REPUBLIKA.CO.ID, JAKARTA -- Kementerian Ketenagakerjaan (Kemenaker) merevisi Permenaker Nomor 40 Tahun 2012 untuk melarang masuknya pengajar agama apa pun dari luar negeri ke Indonesia. Hal ini dilakukan untuk menangkal persebaran paham radikalisme keagamaan dari luar negeri.
Terkait itu, Ketua Majelis Ulama Indonesia (MUI) Bidang Hubungan Luar Negeri, KH Muhyidin Junaidi, menyayangkan, pemerintah menafikan manfaat pengajar agama Islam dari luar negeri.
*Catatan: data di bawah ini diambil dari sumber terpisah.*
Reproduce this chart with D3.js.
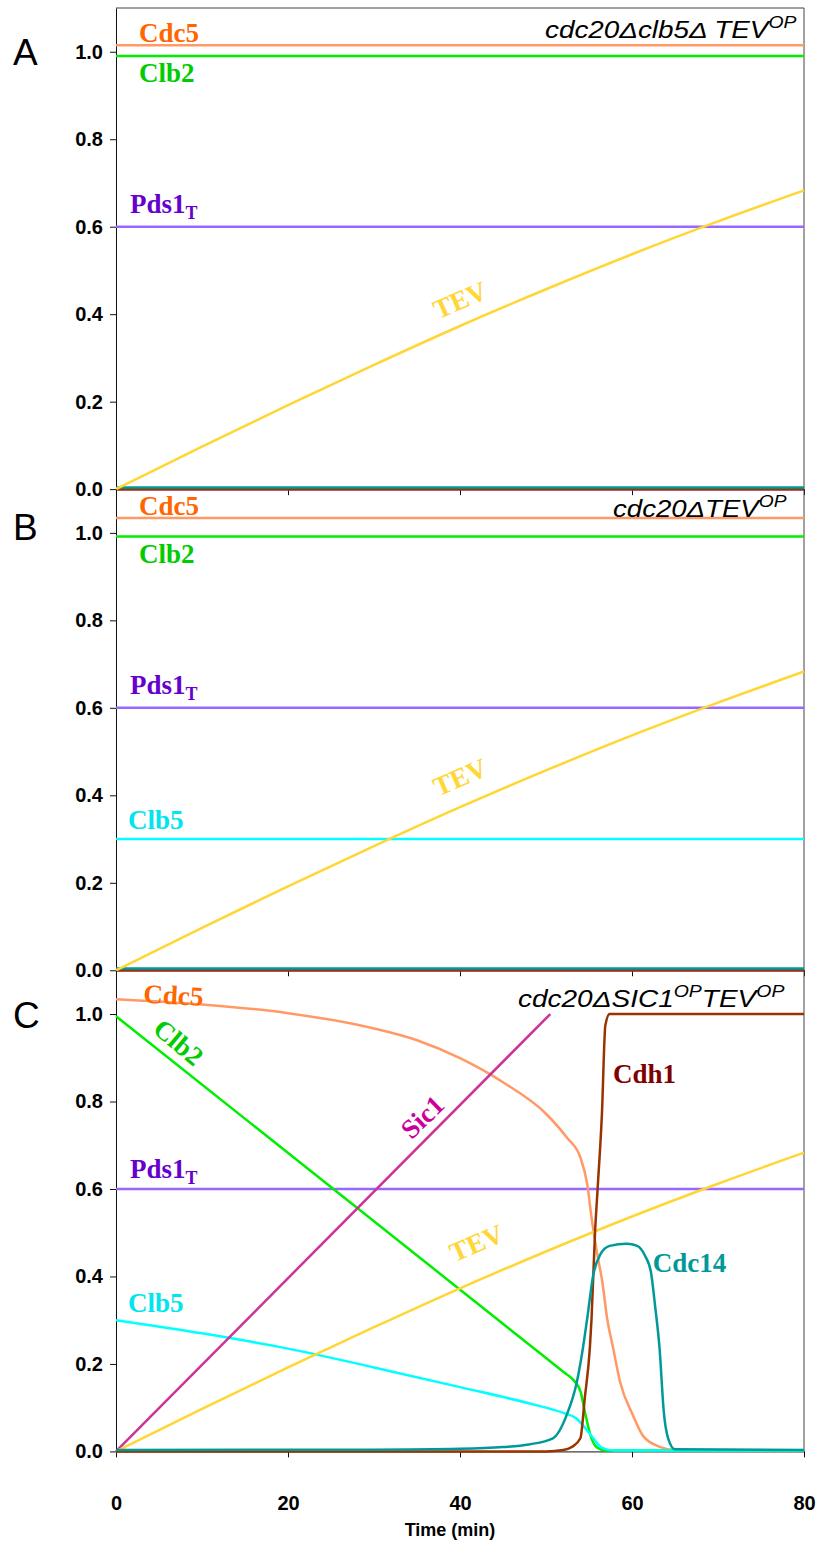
<!DOCTYPE html>
<html>
<head>
<meta charset="utf-8">
<script src="https://cdn.jsdelivr.net/npm/d3@7"></script>
<style>
  body { margin: 0; background: #fff; }
  .tick text { font-family: "Liberation Sans", Arial, sans-serif; font-weight: bold; font-size: 20px; fill: #000; }
  .tick line, .domain { stroke: #111; }
</style>
</head>
<body>
<div class="chart"></div>
<script>
var svgWidth = 817;
var svgHeight = 1542;

var margin = { top: 8, left: 116, right: 13 };
var width = svgWidth - margin.left - margin.right;
var unit = 437.4;           // pixels per 1.0 on the y axis
var yMax = 1.1;
var panelHeight = unit * yMax;

// axes
var xTicks = [0, 20, 40, 60, 80];
var yTicks = [0, 0.2, 0.4, 0.6, 0.8, 1.0];
var panelLetters = ["A", "B", "C"];

// series, [time (min), level]
var tevLevel = [[0, 0], [10, 0.097], [20, 0.192], [30, 0.284], [40, 0.373], [50, 0.457], [60, 0.537], [70, 0.612], [80, 0.683]];
var pds1Level = [[0, 0.6], [80, 0.6]];
var zeroLevel = [[0, 0], [80, 0]];
var cdc14Low = [[0, 0.004], [80, 0.004]];

// panel A: cdc20 clb5 TEV-OP
var cdc5A = [[0, 1.015], [80, 1.015]];
var clb2A = [[0, 0.99], [80, 0.99]];

// panel B: cdc20 TEV-OP
var cdc5B = [[0, 1.034], [80, 1.034]];
var clb2B = [[0, 0.992], [80, 0.992]];
var clb5B = [[0, 0.3], [80, 0.3]];

// panel C: cdc20 SIC1-OP TEV-OP
var cdc5C = [[0, 1.034], [10, 1.022], [20, 1.002], [30, 0.967], [35, 0.94], [40, 0.899], [45, 0.844], [50, 0.772],
  [52.4, 0.718], [54, 0.672], [54.8, 0.61], [55.3, 0.534], [55.9, 0.458], [56.6, 0.381], [57.1, 0.305],
  [57.8, 0.237], [58.6, 0.16], [60.1, 0.083], [61.3, 0.035], [63.3, 0.01], [65, 0.003], [80, 0.002]];
var clb2C = [[0, 0.995], [48.5, 0.237], [52, 0.182], [53.2, 0.163], [54, 0.138], [54.6, 0.083], [55.2, 0.035],
  [56, 0.008], [57, 0.002], [80, 0.002]];
var clb5C = [[0, 0.3], [10, 0.27], [20, 0.235], [30, 0.192], [40, 0.147], [48, 0.11], [52, 0.088], [53.5, 0.076],
  [54.5, 0.055], [55.5, 0.03], [56.5, 0.008], [58, 0.002], [80, 0.002]];
var sic1C = [[0, 0], [50.5, 1.0]];
var cdh1C = [[0, 0], [50, 0], [52, 0.003], [53, 0.01], [54, 0.03], [54.5, 0.12], [55.1, 0.237], [55.3, 0.305],
  [55.7, 0.5], [56, 0.6], [56.5, 0.77], [56.9, 0.974], [57.4, 1.0], [80, 1.0]];
var cdc14C = [[0, 0.003], [30, 0.004], [40, 0.006], [45, 0.01], [48, 0.016], [50.8, 0.03], [52.4, 0.083],
  [53.6, 0.16], [54.3, 0.237], [54.8, 0.305], [55.5, 0.404], [56.3, 0.45], [57.4, 0.47], [59.4, 0.475],
  [60.6, 0.47], [61.5, 0.448], [62.2, 0.41], [62.7, 0.33], [63.2, 0.237], [63.7, 0.09], [64.2, 0.03],
  [65, 0.005], [80, 0.003]];

var colors = {
  cdc5: "#ff9966", clb2: "#00ee00", pds1: "#9966ff", tev: "#ffd633",
  clb5: "#00ffff", sic1: "#cc3399", cdh1: "#993300", cdc14: "#009999"
};
var labelColors = {
  cdc5: "#ff6600", clb2: "#00cc00", pds1: "#6600cc", tev: "#ffd633",
  clb5: "#00e5ee", sic1: "#cc0099", cdh1: "#800000", cdc14: "#009999"
};

var svg = d3.select(".chart")
  .append("svg")
  .attr("width", svgWidth)
  .attr("height", svgHeight);

var xScale = d3.scaleLinear().domain([0, 80]).range([0, width]);
var yScale = d3.scaleLinear().domain([0, yMax]).range([panelHeight, 0]);

var line = d3.line()
  .x(d => xScale(d[0]))
  .y(d => yScale(d[1]))
  .curve(d3.curveMonotoneX);

var panels = [
  {
    title: [["cdc20\u0394clb5\u0394 TEV", false], ["OP", true]],
    titleBox: [545, 797, 38],
    series: [
      [zeroLevel, colors.sic1], [zeroLevel, colors.cdh1], [cdc14Low, colors.cdc14],
      [pds1Level, colors.pds1], [cdc5A, colors.cdc5], [clb2A, colors.clb2], [tevLevel, colors.tev]
    ],
    labels: [
      { text: "Cdc5", key: "cdc5", t: 2.67, v: 1.022 },
      { text: "Clb2", key: "clb2", t: 2.67, v: 0.931 },
      { text: "Pds1", sub: "T", key: "pds1", t: 1.63, v: 0.632 },
      { text: "TEV", key: "tev", t: 40, v: 0.433, rot: -23.4, mid: true }
    ],
    letterY: 65
  },
  {
    title: [["cdc20\u0394TEV", false], ["OP", true]],
    titleBox: [613, 787, 517],
    series: [
      [zeroLevel, colors.sic1], [zeroLevel, colors.cdh1], [cdc14Low, colors.cdc14],
      [pds1Level, colors.pds1], [clb5B, colors.clb5], [cdc5B, colors.cdc5], [clb2B, colors.clb2], [tevLevel, colors.tev]
    ],
    labels: [
      { text: "Cdc5", key: "cdc5", t: 2.67, v: 1.041 },
      { text: "Clb2", key: "clb2", t: 2.67, v: 0.932 },
      { text: "Pds1", sub: "T", key: "pds1", t: 1.63, v: 0.632 },
      { text: "TEV", key: "tev", t: 40, v: 0.442, rot: -23.4, mid: true },
      { text: "Clb5", key: "clb5", t: 1.4, v: 0.323 }
    ],
    letterY: 540
  },
  {
    title: [["cdc20\u0394SIC1", false], ["OP", true], ["TEV", false], ["OP", true]],
    titleBox: [518, 785, 1007],
    series: [
      [pds1Level, colors.pds1], [cdc5C, colors.cdc5], [clb2C, colors.clb2], [clb5C, colors.clb5],
      [sic1C, colors.sic1], [tevLevel, colors.tev], [cdh1C, colors.cdh1], [cdc14C, colors.cdc14]
    ],
    labels: [
      { text: "Cdc5", key: "cdc5", t: 3.14, v: 1.026, rot: 3 },
      { text: "Clb2", key: "clb2", t: 7.3, v: 0.936, rot: 40, mid: true },
      { text: "Sic1", key: "sic1", t: 35.6, v: 0.765, rot: -44, mid: true },
      { text: "Pds1", sub: "T", key: "pds1", t: 1.63, v: 0.626 },
      { text: "TEV", key: "tev", t: 41.9, v: 0.477, rot: -23.4, mid: true },
      { text: "Clb5", key: "clb5", t: 1.4, v: 0.319 },
      { text: "Cdh1", key: "cdh1", t: 57.8, v: 0.843 },
      { text: "Cdc14", key: "cdc14", t: 62.4, v: 0.411 }
    ],
    letterY: 1028
  }
];

panels.forEach(function(p, i) {
  var top = margin.top + i * panelHeight;
  var g = svg.append("g")
    .attr("transform", `translate(${margin.left}, ${top})`);

  // frame: top and right edges
  if (i === 0) {
    g.append("line")
      .attr("x1", 0).attr("x2", width).attr("y1", 0).attr("y2", 0)
      .attr("stroke", "#444");
  }
  g.append("line")
    .attr("x1", width).attr("x2", width).attr("y1", 0).attr("y2", panelHeight)
    .attr("stroke", "#444");

  var bottomAxis = d3.axisBottom(xScale)
    .tickValues(xTicks)
    .tickSize(6)
    .tickSizeOuter(0)
    .tickPadding(38);
  if (i < 2) bottomAxis.tickFormat("");

  var leftAxis = d3.axisLeft(yScale)
    .tickValues(yTicks)
    .tickSize(6)
    .tickSizeOuter(0)
    .tickPadding(7)
    .tickFormat(d3.format(".1f"));

  g.append("g")
    .attr("transform", `translate(0, ${panelHeight})`)
    .call(bottomAxis);
  g.append("g")
    .call(leftAxis);

  // curves
  p.series.forEach(function(s) {
    g.append("path")
      .datum(s[0])
      .attr("d", line)
      .attr("fill", "none")
      .attr("stroke", s[1])
      .attr("stroke-width", 2.5);
  });

  // species labels
  p.labels.forEach(function(l) {
    var lx = xScale(l.t), ly = yScale(l.v);
    var txt = g.append("text")
      .attr("transform", `translate(${lx}, ${ly}) rotate(${l.rot || 0})`)
      .attr("text-anchor", l.mid ? "middle" : "start")
      .attr("dy", l.mid ? "0.35em" : 0)
      .attr("font-family", "'Liberation Serif', 'Times New Roman', serif")
      .attr("font-weight", "bold")
      .attr("font-size", 27)
      .attr("fill", labelColors[l.key])
      .text(l.text);
    if (l.sub) {
      txt.append("tspan")
        .attr("font-size", 18)
        .attr("dy", 6)
        .text(l.sub);
    }
  });

  // panel title, italic, stretched to the box it takes in the figure
  var title = svg.append("text")
    .attr("font-family", "'Liberation Sans', Arial, sans-serif")
    .attr("font-style", "italic")
    .attr("font-size", 23)
    .attr("fill", "#000");
  var raised = false;
  p.title.forEach(function(part) {
    var ts = title.append("tspan").text(part[0]);
    if (part[1]) {
      ts.attr("font-size", 16).attr("dy", -10);
      raised = true;
    } else if (raised) {
      ts.attr("dy", 10);
      raised = false;
    }
  });
  var w = title.node().getBBox().width;
  var box = p.titleBox;
  title.attr("transform", `translate(${box[0]}, ${box[2]}) scale(${(box[1] - box[0]) / w}, 1)`);

  // panel letter
  svg.append("text")
    .attr("x", 13)
    .attr("y", p.letterY)
    .attr("font-family", "'Liberation Sans', Arial, sans-serif")
    .attr("font-size", 37)
    .text(panelLetters[i]);
});

// x axis title
svg.append("text")
  .attr("x", margin.left + width / 2 - 10)
  .attr("y", margin.top + 3 * panelHeight + 85)
  .attr("text-anchor", "middle")
  .attr("font-family", "'Liberation Sans', Arial, sans-serif")
  .attr("font-weight", "bold")
  .attr("font-size", 18)
  .text("Time (min)");
</script>
</body>
</html>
Terutama, kaitannya memenuhi kekurangan jumlah pengajar bahasa Arab di Tanah Air.
“Guru agama dari luar negeri tidak hanya mengajarkan agama, melainkan juga bahasa asing. Terutama, bahasa Arab yang memang sangat penting bagi pendidikan Islam di Tanah Air,” ujar KH Muhidin Junaidi saat dihubungi ROL, Jumat (9/1) di Jakarta.
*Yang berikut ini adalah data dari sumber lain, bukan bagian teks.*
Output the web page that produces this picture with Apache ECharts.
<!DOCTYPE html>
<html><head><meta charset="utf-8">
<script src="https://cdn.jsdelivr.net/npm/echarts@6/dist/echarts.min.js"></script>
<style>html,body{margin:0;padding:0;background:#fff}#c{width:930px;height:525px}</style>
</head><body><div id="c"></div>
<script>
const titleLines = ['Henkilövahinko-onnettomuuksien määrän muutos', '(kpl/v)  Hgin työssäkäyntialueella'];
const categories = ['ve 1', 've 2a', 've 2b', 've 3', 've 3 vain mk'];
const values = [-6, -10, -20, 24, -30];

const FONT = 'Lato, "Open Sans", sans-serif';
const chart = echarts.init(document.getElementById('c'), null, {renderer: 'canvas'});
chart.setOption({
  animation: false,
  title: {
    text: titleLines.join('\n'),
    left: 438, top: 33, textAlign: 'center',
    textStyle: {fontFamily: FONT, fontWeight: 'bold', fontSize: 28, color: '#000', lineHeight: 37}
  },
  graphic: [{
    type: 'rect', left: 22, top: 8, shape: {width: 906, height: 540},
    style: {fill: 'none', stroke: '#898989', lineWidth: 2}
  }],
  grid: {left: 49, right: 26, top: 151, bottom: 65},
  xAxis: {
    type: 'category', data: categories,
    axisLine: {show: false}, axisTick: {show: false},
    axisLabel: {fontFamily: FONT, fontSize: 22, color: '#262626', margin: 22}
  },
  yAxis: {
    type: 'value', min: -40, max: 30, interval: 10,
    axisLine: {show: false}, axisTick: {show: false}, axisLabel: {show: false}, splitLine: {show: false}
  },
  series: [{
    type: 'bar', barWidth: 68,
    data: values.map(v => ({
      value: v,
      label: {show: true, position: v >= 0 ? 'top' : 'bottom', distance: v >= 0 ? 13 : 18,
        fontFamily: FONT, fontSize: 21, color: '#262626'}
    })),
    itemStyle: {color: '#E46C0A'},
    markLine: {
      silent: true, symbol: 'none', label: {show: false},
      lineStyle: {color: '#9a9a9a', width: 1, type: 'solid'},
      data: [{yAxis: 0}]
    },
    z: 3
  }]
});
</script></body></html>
Menurut Kiai Muhyidin, alasan Kemenaker bahwa Indonesia masih memiliki banyak tenaga pengajar Islam tidak bisa diterima. Pasalnya,hanya ada sedikit sekali di antara mereka yang mampu mengajarkan bahasa Arab. Sehingga, melarang guru agama asing masuk ke Indonesia sama saja menghambat pendidikan Islam secara keseluruhan.
Demikian pula, Kiai Muhidin melanjutkan, argumen Kemenaker bahwa yang dilarang hanyalah pengajar agama, bukan pengajar bahasa asing. Menurut, hal itu justru menunjukkan standar ganda. “Banyak, misalnya, tenaga kerja asing pengajar bahasa Inggris yang di Indonesia justru menyambi sebagai misionaris. Ini kasat mata dan sudah jadi rahasia umum,” kata Kiai Muhyidin.
Kiai Muhyidin lantas menegaskan, revisi aturan Kemenaker tersebut tidak melihat sumber radikalisme secara menyeluruh. Revisi ini, demikian Kiai Muhidin, cenderung menjustifikasi agama sebagai satu-satunya pemicu radikalisme. Padahal, paham kekerasan bisa saja muncul dari banyak faktor, semisal ketidakadilan, kemiskinan, atau justru kurangnya pendidikan agama.
“Pemerintah jangan sampai membuat kebijakan yang mencitrakan umat Islam sebagai kelompok pemicu radikalisme,” kata Kiai Muhyidin.